Mikel Landa Withdraws From 2026 Giro d'Italia — Follow-Up Scans Reveal A Pelvic Fracture Missed In The Itzulia Race-Doctor Car Collision Twenty-Three Days Earlier
The Giro d'Italia GC field has lost a second podium-class contender in twenty-four hours. Soudal Quick-Step announced on Tuesday afternoon that 36-year-old Basque climber Mikel Landa will not start the 2026 Giro d'Italia after follow-up scans at the Asepeyo clinic in Vitoria revealed a pelvic fracture sustained in the team-car collision that ended his Itzulia Basque Country race on 5 April. The injury — missed in the immediate post-crash imaging at the Hospital de Galdakao — will require a further four to six weeks of bone-loading-restricted rehabilitation, ruling out any May racing.
The crash itself was already controversial. Landa was struck by a race-organisation medical car on the descent of the Itzulia Basque Country's stage 2 between Salinas de Léniz and Vitoria-Gasteiz, the Spaniard going down at roughly 47 km/h after the vehicle — reportedly attempting to overtake a small group of dropped riders — clipped his rear wheel. Initial X-rays at Galdakao identified soft-tissue trauma to his right hip and a deep haematoma along the iliac crest, but cleared him of bony injury. Landa returned to training nine days later under a "no-impact, low-watt" protocol, and the team had publicly committed to his Giro start as recently as last Wednesday.
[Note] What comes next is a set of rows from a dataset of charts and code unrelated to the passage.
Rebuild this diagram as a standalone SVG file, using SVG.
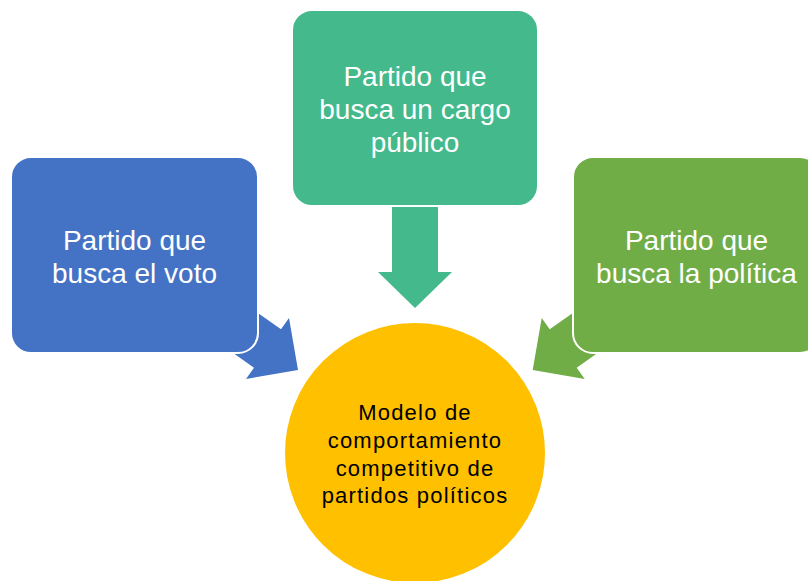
<svg xmlns="http://www.w3.org/2000/svg" width="808" height="581" viewBox="0 0 808 581">
<style>
.box{stroke:#fff;stroke-width:2}
.lbl{font-family:"Liberation Sans",Arial,sans-serif;font-size:28px;fill:#fff;text-anchor:middle}
.clbl{font-family:"Liberation Sans",Arial,sans-serif;font-size:22px;fill:#000;text-anchor:middle;letter-spacing:1.2px}
</style>
<rect width="808" height="581" fill="#fff"/>
<g id="connectors">
<polygon fill="#4472C4" points="231.9,294.7 281,329.3 289,318 298,370 246,379 254,367.7 204.9,333.1"/>
<polygon fill="#70AD47" points="598.8,294.7 549.7,329.3 541.7,318 532.7,370 584.7,379 576.7,367.7 625.8,333.1"/>
<polygon fill="#44B98C" points="392,190 438,190 438,272 452,272 415,308 378,272 392,272"/>
</g>
<g id="node-voto">
<rect class="box" x="11" y="157" width="247" height="196" rx="20" fill="#4472C4"/>
<text class="lbl" x="134.5" y="250">Partido que</text>
<text class="lbl" x="134.5" y="283">busca el voto</text>
</g>
<g id="node-cargo">
<rect class="box" x="292" y="10" width="246" height="196" rx="20" fill="#44B98C"/>
<text class="lbl" x="415" y="86">Partido que</text>
<text class="lbl" x="415" y="119">busca un cargo</text>
<text class="lbl" x="415" y="152">público</text>
</g>
<g id="node-politica">
<rect class="box" x="573" y="157" width="247" height="196" rx="20" fill="#70AD47"/>
<text class="lbl" x="696.5" y="250">Partido que</text>
<text class="lbl" x="696.5" y="283">busca la política</text>
</g>
<g id="node-modelo">
<circle class="box" cx="415" cy="453" r="131" fill="#FFC000"/>
<text class="clbl" x="415" y="420">Modelo de</text>
<text class="clbl" x="415" y="448">comportamiento</text>
<text class="clbl" x="415" y="476">competitivo de</text>
<text class="clbl" x="415" y="503">partidos políticos</text>
</g>
</svg>
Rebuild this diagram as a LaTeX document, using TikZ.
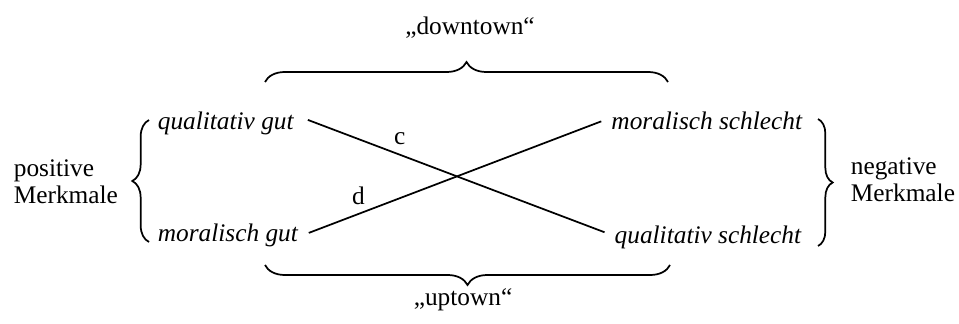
\documentclass[tikz,border=0pt]{standalone}
\usepackage{fontspec}
\setmainfont{Liberation Serif}
\usetikzlibrary{decorations.pathreplacing}
\begin{document}
\begin{tikzpicture}[x=0.75pt, y=-0.75pt, line width=1.3pt,
    every node/.style={inner sep=0pt, font=\fontsize{19}{20.5}\selectfont},
    curly/.style={decorate, decoration={brace, amplitude=#1}}]
        \useasboundingbox (0,0) rectangle (959,324);
        \node[anchor=base] (down) at (470,35) {„downtown“};
        \node[anchor=base] (up) at (463,305) {„uptown“};
        \node[anchor=base west] (qg) at (157,130) {\itshape qualitativ gut};
        \node[anchor=base west] (mg) at (157,241) {\itshape moralisch gut};
        \node[anchor=base east] (ms) at (803,130) {\itshape moralisch schlecht};
        \node[anchor=base east] (qs) at (802,243) {\itshape qualitativ schlecht};
        \node[anchor=west, align=left] (pos) at (13,182) {positive\\Merkmale};
        \node[anchor=west, align=left] (neg) at (850,180) {negative\\Merkmale};
        % crossing lines
        \draw ([xshift=10pt, yshift=3pt]qg.east) -- ([xshift=-7pt, yshift=3.5pt]qs.west)
            node[pos=0.31, above=6.5pt] (c) {c};
        \draw ([xshift=7.5pt, yshift=1.5pt]mg.east) -- ([xshift=-7pt]ms.west)
            node[pos=0.17, above=6.5pt] (d) {d};
        % braces
        \draw[curly=15pt] (265,82) -- (668,82);
        \draw[curly=15pt] (670,265) -- (265,265);
        \draw[curly=12.5pt] (149,242) -- (149,120);
        \draw[curly=11pt] (818,119) -- (818,246);
    \end{tikzpicture}
\end{document}
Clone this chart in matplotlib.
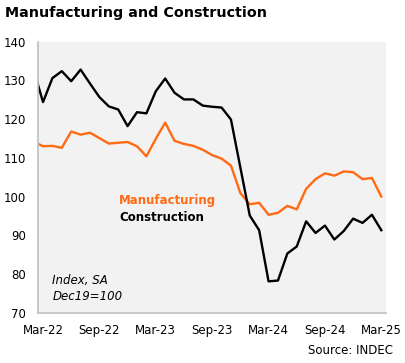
import numpy as np
import matplotlib
matplotlib.use("Agg")
import matplotlib.pyplot as plt

# monthly index, Feb-22 .. Mar-25 (Feb-22 only partly visible at the left edge)
months = ["Feb-22", "Mar-22", "Apr-22", "May-22", "Jun-22", "Jul-22", "Aug-22", "Sep-22",
          "Oct-22", "Nov-22", "Dec-22", "Jan-23", "Feb-23", "Mar-23", "Apr-23", "May-23",
          "Jun-23", "Jul-23", "Aug-23", "Sep-23", "Oct-23", "Nov-23", "Dec-23", "Jan-24",
          "Feb-24", "Mar-24", "Apr-24", "May-24", "Jun-24", "Jul-24", "Aug-24", "Sep-24",
          "Oct-24", "Nov-24", "Dec-24", "Jan-25", "Feb-25", "Mar-25"]
manufacturing = [114.2, 113.0, 113.1, 112.6, 116.8, 116.0, 116.5, 115.1, 113.7, 113.9,
                 114.1, 113.0, 110.4, 114.9, 119.1, 114.4, 113.6, 113.1, 112.1, 110.7,
                 109.8, 108.0, 100.9, 98.0, 98.4, 95.3, 95.8, 97.6, 96.7, 102.0,
                 104.5, 106.0, 105.4, 106.5, 106.3, 104.5, 104.8, 100.0]
construction = [132.8, 124.4, 130.6, 132.4, 129.8, 132.8, 129.2, 125.7, 123.3, 122.5,
                118.2, 121.8, 121.5, 127.2, 130.5, 126.8, 125.1, 125.1, 123.5, 123.2,
                123.0, 119.9, 107.5, 95.1, 91.3, 78.1, 78.3, 85.3, 87.1, 93.6,
                90.6, 92.5, 88.9, 91.1, 94.3, 93.2, 95.3, 91.3]
tick_labels = ["Mar-22", "Sep-22", "Mar-23", "Sep-23", "Mar-24", "Sep-24", "Mar-25"]

orange = "#ff6a13"
x = np.arange(len(months))

fig = plt.figure(figsize=(4.05, 3.63), dpi=100)
ax = fig.add_axes([0.0946, 0.1386, 0.8574, 0.7464])
ax.set_facecolor("#f2f2f2")

ax.plot(x, manufacturing, color=orange, lw=1.7)
ax.plot(x, construction, color="black", lw=1.7)

ax.set_xlim(0.5, 37.45)
ax.set_ylim(70, 140)
ax.set_yticks(np.arange(70, 141, 10))
ax.set_xticks([months.index(m) for m in tick_labels])
ax.set_xticklabels(tick_labels)
ax.tick_params(length=0, labelsize=8.5, pad=8)
ax.tick_params(axis="y", pad=9)

for s in ["top", "right"]:
    ax.spines[s].set_visible(False)
for s in ["left", "bottom"]:
    ax.spines[s].set_color("#c0c0c0")
    ax.spines[s].set_linewidth(1.2)

# series labels
ax.text(0.233, 0.413, "Manufacturing", transform=ax.transAxes, color=orange,
        fontsize=8.5, fontweight="bold", va="center")
ax.text(0.233, 0.353, "Construction", transform=ax.transAxes, color="black",
        fontsize=8.5, fontweight="bold", va="center")
ax.text(0.04, 0.118, "Index, SA", transform=ax.transAxes, fontsize=8.5,
        style="italic", va="center")
ax.text(0.04, 0.06, "Dec19=100", transform=ax.transAxes, fontsize=8.5,
        style="italic", va="center")

fig.text(0.012, 0.963, "Manufacturing and Construction", fontsize=10.3,
         fontweight="bold", va="center")
fig.text(0.97, 0.034, "Source: INDEC", fontsize=8.5, ha="right", va="center")

fig.savefig("out.png", dpi=100)
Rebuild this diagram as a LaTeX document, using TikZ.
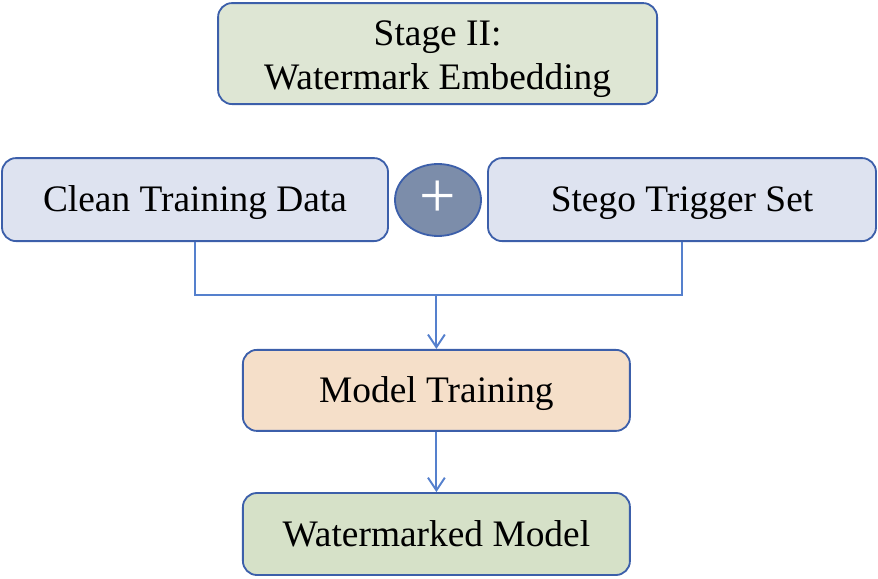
\documentclass[tikz,border=0pt]{standalone}
\usepackage{fontspec}
\setmainfont{Liberation Serif}
\usepackage{tikz}
\usetikzlibrary{arrows.meta,positioning,shapes.geometric,calc}
\definecolor{frameblue}{RGB}{60,95,170}
\definecolor{lineblue}{RGB}{85,128,205}
\definecolor{stagefill}{RGB}{222,230,212}
\definecolor{datafill}{RGB}{222,227,240}
\definecolor{plusfill}{RGB}{124,141,170}
\definecolor{trainfill}{RGB}{245,223,201}
\definecolor{modelfill}{RGB}{214,225,200}
\tikzset{
  box/.style={draw=frameblue,line width=1.3pt,rounded corners=0.35cm,
    align=center,inner sep=0pt,
    font=\fontsize{26.6}{31.3}\selectfont},
  onebox/.style={box,text height=17.5pt,text depth=0pt},
  link/.style={draw=lineblue,line width=1.4pt},
  arr/.style={link,-{Straight Barb[length=9pt,width=12pt,line width=1.4pt]}}
}

\begin{document}
\begin{tikzpicture}
\useasboundingbox (0,0) rectangle (21.95,-14.475);

% Stage title
\node[box,fill=stagefill,minimum width=10.975cm,minimum height=2.525cm,
  text height=50.6pt,text depth=0pt]
  (stage) at (10.94,-1.34) {Stage II:\\Watermark Embedding};

% Inputs
\node[onebox,fill=datafill,minimum width=9.65cm,minimum height=2.075cm]
  (clean) at (4.875,-4.99) {Clean Training Data};
\node[onebox,fill=datafill,minimum width=9.7cm,minimum height=2.075cm]
  (stego) at (17.05,-4.99) {Stego Trigger Set};
\node[ellipse,draw=frameblue,line width=1.3pt,fill=plusfill,
  minimum width=2.15cm,minimum height=1.8cm,inner sep=0pt,text=white,
  text height=25pt,text depth=0pt,
  font=\fontsize{46}{46}\selectfont] (plus) at (10.95,-5.0) {+};

% Training and output
\node[onebox,fill=trainfill,minimum width=9.675cm,minimum height=2.025cm]
  (train) at (10.91,-9.76) {Model Training};
\node[onebox,fill=modelfill,minimum width=9.675cm,minimum height=2.05cm]
  (wm) at (10.91,-13.35) {Watermarked Model};

% Connectors
\coordinate (join) at (10.91,-7.375);
\draw[link] (clean.south) |- (join) -| (stego.south);
\draw[arr] (join) -- (train.north);
\draw[arr] (train.south) -- (wm.north);
\end{tikzpicture}
\end{document}
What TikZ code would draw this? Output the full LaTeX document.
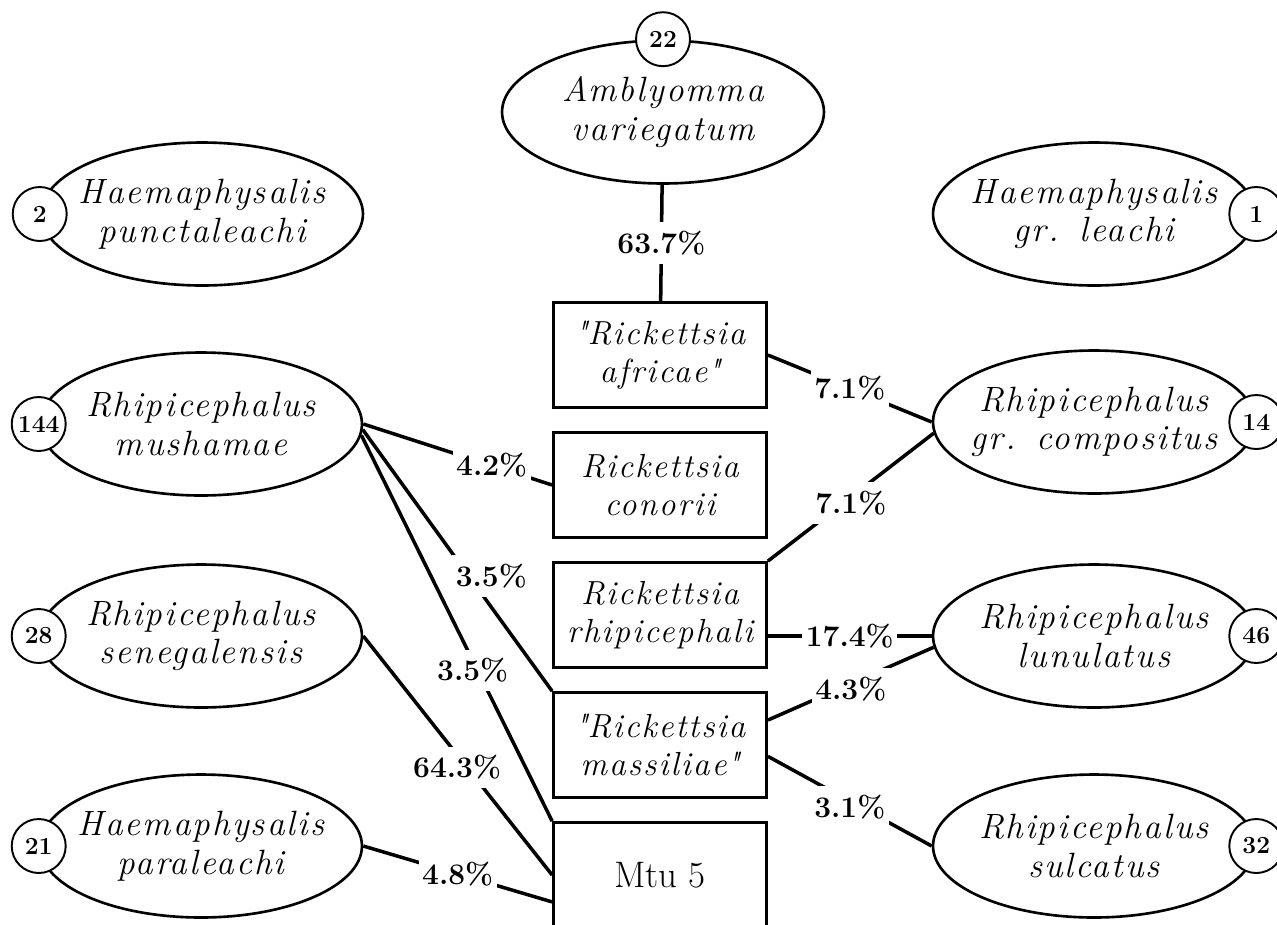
\documentclass[tikz,border=0pt]{standalone}
\usepackage{fontspec}
\newfontfamily\spacedfont{Latin Modern Roman}[LetterSpace=6]
\usetikzlibrary{shapes.geometric}

\begin{document}
\begin{tikzpicture}[x=0.02cm, y=-0.02cm]

    % Set the canvas size
    \useasboundingbox (0,0) rectangle (1277,924);

    % Define styles
    \tikzset{
        hostell/.style={ellipse, draw, line width=1.5pt, minimum width=6.44cm, minimum height=2.86cm,
            inner xsep=-0.6cm, inner ysep=0pt, align=center,
            font=\spacedfont\fontsize{20}{22}\selectfont\itshape},
        agentbox/.style={rectangle, draw, line width=1.6pt, minimum width=4.26cm, minimum height=2.1cm,
            inner sep=2pt, align=center,
            font=\spacedfont\fontsize{19}{22}\selectfont\itshape},
        badge/.style={circle, draw, fill=white, line width=1.1pt, minimum size=1.08cm, inner sep=0pt,
            font=\fontsize{14}{14}\selectfont\bfseries},
        link/.style={line width=2pt},
        pct/.style={fill=white, inner xsep=2pt, inner ysep=5pt, font=\fontsize{17}{17}\selectfont\bfseries},
    }

    % Tick species
    \node[hostell] (amb) at (663,112) {Amblyomma\\variegatum};
    \node[hostell] (punc) at (202,214) {Haemaphysalis\\punctaleachi};
    \node[hostell] (leach) at (1094,214) {Haemaphysalis\\gr.\hspace{0.6em}leachi};
    \node[hostell] (mush) at (201,424) {Rhipicephalus\\mushamae};
    \node[hostell] (comp) at (1094,422) {Rhipicephalus\\gr.\hspace{0.6em}compositus};
    \node[hostell] (sene) at (201,636) {Rhipicephalus\\senegalensis};
    \node[hostell] (lunu) at (1094,636) {Rhipicephalus\\lunulatus};
    \node[hostell] (para) at (201,846) {Haemaphysalis\\paraleachi};
    \node[hostell] (sulc) at (1094,846) {Rhipicephalus\\sulcatus};

    % Rickettsiae
    \node[agentbox] (afr) at (660,355) {\textquotedbl Rickettsia\\africae\textquotedbl};
    \node[agentbox] (con) at (660,485) {Rickettsia\\conorii};
    \node[agentbox] (rhi) at (660,615) {Rickettsia\\rhipicephali};
    \node[agentbox] (mas) at (660,745) {\textquotedbl Rickettsia\\massiliae\textquotedbl};
    \node[agentbox, font=\fontsize{21}{23}\selectfont] (mtu) at (660,875) {Mtu 5};

    % Infection rates
    \draw[link] (amb) -- node[pct] {63.7\%} (afr);
    \draw[link] (afr.east) -- node[pct] {7.1\%} (comp.west);
    \draw[link] (rhi.north east) -- node[pct, yshift=-0.12cm] {7.1\%} (comp.184);
    \draw[link] (rhi.east |- lunu.west) -- node[pct] {17.4\%} (lunu.west);
    \draw[link] (mas.13) -- node[pct, yshift=-0.1cm] {4.3\%} (lunu.184);
    \draw[link] (mas.-6) -- node[pct, yshift=-0.12cm] {3.1\%} (sulc.west);
    \draw[link] (mush.east) -- node[pct, pos=0.68] {4.2\%} (con.west);
    \draw[link] (mush.-2) -- node[pct, pos=0.56, xshift=0.45cm] {3.5\%} (mas.north west);
    \draw[link] (mush.-4) -- node[pct, pos=0.61, xshift=-0.1cm] {3.5\%} (mtu.north west);
    \draw[link] (sene.east) -- node[pct, pos=0.55, xshift=-0.2cm] {64.3\%} (mtu.west);
    \draw[link] (para.east) -- node[pct] {4.8\%} (mtu.194);

    % Number of ticks
    \node[badge] (namb) at (amb.north) {22};
    \node[badge] (npunc) at (punc.west) {2};
    \node[badge] (nleach) at (leach.east) {1};
    \node[badge] (nmush) at (mush.west) {144};
    \node[badge] (ncomp) at (comp.east) {14};
    \node[badge] (nsene) at (sene.west) {28};
    \node[badge] (nlunu) at (lunu.east) {46};
    \node[badge] (npara) at (para.west) {21};
    \node[badge] (nsulc) at (sulc.east) {32};

\end{tikzpicture}
\end{document}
The follow-up imaging was ordered after Landa reported persistent left-side groin pain on a 200-watt endurance ride at the team's training camp in Calpe over the weekend. A high-resolution MRI on Monday morning identified a non-displaced sacral ala fracture, partly healed, on the contralateral side of the original impact. Soudal Quick-Step team doctor José Ramos confirmed in a statement that "the fracture has already begun to heal but will require a further period of recovery before bone-loading is medically prudent. Mikel will not race in May. We will reassess for the Vuelta a España in early August."
The withdrawal lands inside twenty-four hours of João Almeida's confirmed pull-out and rebuilds the GC top-ten in real time. Soudal Quick-Step had identified Landa as their primary GC card after Remco Evenepoel's move to Red Bull-Bora-Hansgrohe over the winter and had built a stage-hunter line-up around him with Mauri Vansevenant in support and Mauro Schmid on stage-win duty. With Landa out, the team confirms Mattia Cattaneo as opportunistic GC option (best result a 2023 fifth at Romandie) and Schmid as primary stage hunter, with the Italian's role oriented toward top-ten rather than podium ambitions.
The Itzulia incident is now the subject of a UCI investigation announced on 12 April, with the governing body confirming that race-organisation vehicle protocols will be reviewed. Landa, who lost a kidney in the 2017 Vuelta a España on a similar in-race crash, is the third UCI WorldTour rider hospitalised by an organisation vehicle in eighteen months, after Sepp Kuss's 2024 incident at Paris-Nice and Aleksandr Vlasov's 2025 collision at the Tour de Suisse. The CPA rider union called for a "wholesale audit of in-race vehicle deployment" in a statement on Tuesday, with vice-president Tao Geoghegan Hart describing the run of incidents as "professionally indefensible".
For the GC market, Landa's departure pulls another 18/1-and-shorter rider off the board within hours of Almeida's withdrawal, leaving Jonas Vingegaard — on Visma-Lease a Bike's first Giro start with the A-team — as the only sub-7/1 favourite for the maglia rosa. Giulio Pellizzari contracts to a hardened 7/1 after his Tour of the Alps performance, and Richard Carapaz firms to 12/1 with Jay Vine entering the second tier at 14/1 on his elevated UAE role. Adam Yates opens at 16/1, the longest a 2023 Giro runner-up has been priced at any pre-race market in the last decade.
Landa, now 36, has the Giro at the centre of his palmarès — second-place finishes in 2015 and 2017, fourth in 2017 and 2018, and the lifetime Giro KOM jersey in 2017. The 2026 race was widely understood inside the peloton to be his career farewell pivot, and he had spoken openly to Marca last month about wanting one more "honest GC fight" before retirement. Whether the Vuelta in August offers an equivalent opportunity is a question Soudal Quick-Step will not answer for another six weeks. For now, the message from the team's communications office in Brussels is straightforward: heal the bone, then assess.